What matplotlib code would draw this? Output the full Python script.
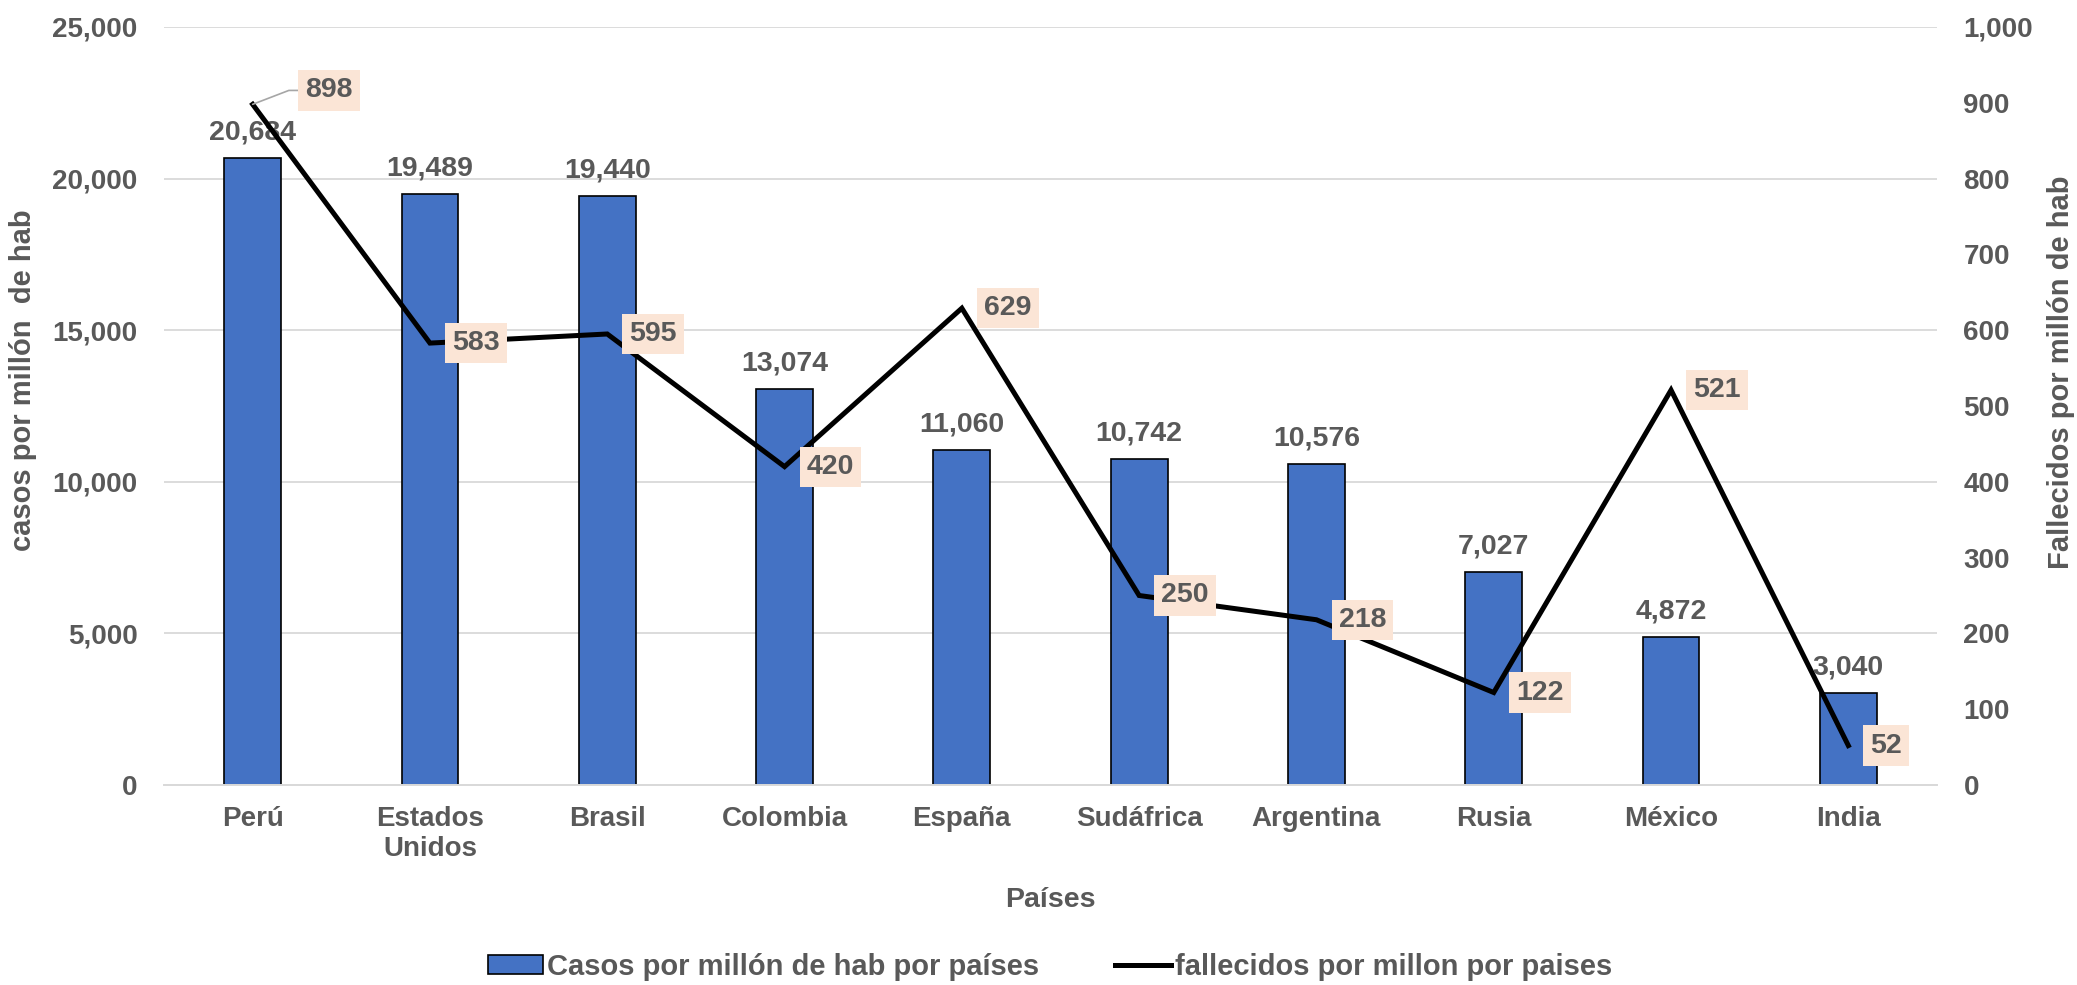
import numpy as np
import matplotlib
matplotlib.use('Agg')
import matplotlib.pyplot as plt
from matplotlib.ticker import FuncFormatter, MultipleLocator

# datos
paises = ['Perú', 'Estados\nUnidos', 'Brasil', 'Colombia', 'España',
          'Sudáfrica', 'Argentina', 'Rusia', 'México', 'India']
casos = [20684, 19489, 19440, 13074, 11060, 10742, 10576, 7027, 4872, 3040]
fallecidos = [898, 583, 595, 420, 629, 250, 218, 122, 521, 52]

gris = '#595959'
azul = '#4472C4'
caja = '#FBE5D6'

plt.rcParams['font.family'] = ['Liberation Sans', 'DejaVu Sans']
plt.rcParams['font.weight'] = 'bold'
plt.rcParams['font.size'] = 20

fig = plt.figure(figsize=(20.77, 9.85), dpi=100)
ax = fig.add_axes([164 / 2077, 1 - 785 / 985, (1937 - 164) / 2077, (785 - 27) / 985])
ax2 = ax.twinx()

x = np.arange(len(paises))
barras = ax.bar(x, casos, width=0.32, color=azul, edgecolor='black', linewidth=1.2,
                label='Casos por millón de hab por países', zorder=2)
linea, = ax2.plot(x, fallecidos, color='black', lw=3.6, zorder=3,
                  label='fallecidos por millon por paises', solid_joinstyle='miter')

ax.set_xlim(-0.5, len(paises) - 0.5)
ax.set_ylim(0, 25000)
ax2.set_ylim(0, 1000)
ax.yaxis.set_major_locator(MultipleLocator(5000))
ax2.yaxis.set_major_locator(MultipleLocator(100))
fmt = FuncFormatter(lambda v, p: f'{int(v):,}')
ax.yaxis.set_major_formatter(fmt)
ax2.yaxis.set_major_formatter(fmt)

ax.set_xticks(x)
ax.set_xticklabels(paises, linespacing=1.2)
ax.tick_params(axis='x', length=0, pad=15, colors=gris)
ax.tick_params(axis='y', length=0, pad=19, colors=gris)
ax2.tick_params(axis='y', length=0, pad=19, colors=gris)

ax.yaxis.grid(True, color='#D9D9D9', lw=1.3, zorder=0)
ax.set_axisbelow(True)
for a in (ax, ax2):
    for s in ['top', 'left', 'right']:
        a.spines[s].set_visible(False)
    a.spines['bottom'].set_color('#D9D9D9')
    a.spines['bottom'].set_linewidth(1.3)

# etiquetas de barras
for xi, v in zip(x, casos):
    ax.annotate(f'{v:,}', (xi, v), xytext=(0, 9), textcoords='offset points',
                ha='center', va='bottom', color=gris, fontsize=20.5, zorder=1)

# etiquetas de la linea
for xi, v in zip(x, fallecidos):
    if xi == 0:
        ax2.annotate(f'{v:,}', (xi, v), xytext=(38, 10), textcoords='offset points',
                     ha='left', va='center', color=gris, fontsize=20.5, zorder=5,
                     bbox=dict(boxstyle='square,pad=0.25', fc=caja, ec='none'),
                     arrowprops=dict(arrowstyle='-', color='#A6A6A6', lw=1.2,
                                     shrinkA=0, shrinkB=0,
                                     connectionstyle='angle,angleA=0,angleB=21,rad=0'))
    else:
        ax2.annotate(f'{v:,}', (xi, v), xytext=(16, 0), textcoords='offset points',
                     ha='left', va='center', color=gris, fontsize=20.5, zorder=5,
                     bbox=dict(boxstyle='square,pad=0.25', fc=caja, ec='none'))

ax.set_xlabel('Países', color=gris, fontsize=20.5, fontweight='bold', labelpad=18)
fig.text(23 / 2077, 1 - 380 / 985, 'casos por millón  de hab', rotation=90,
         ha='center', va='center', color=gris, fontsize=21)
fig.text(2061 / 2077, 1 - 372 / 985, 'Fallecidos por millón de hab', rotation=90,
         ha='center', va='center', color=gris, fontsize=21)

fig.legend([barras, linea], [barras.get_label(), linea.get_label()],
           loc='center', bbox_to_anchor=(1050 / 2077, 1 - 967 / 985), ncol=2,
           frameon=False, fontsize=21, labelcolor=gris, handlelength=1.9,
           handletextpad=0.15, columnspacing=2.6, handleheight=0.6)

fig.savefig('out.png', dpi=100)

===

- **EXERCISE DESCRIPTION**
Copy nothing but the lines from the top of the data down to the line containing "from matplotlib.ticker import", and leave the pictures out.

- **SOLVED EXERCISE**
What matplotlib code would draw this? Output the full Python script.
import numpy as np
import matplotlib
matplotlib.use('Agg')
import matplotlib.pyplot as plt
from matplotlib.ticker import FuncFormatter, MultipleLocator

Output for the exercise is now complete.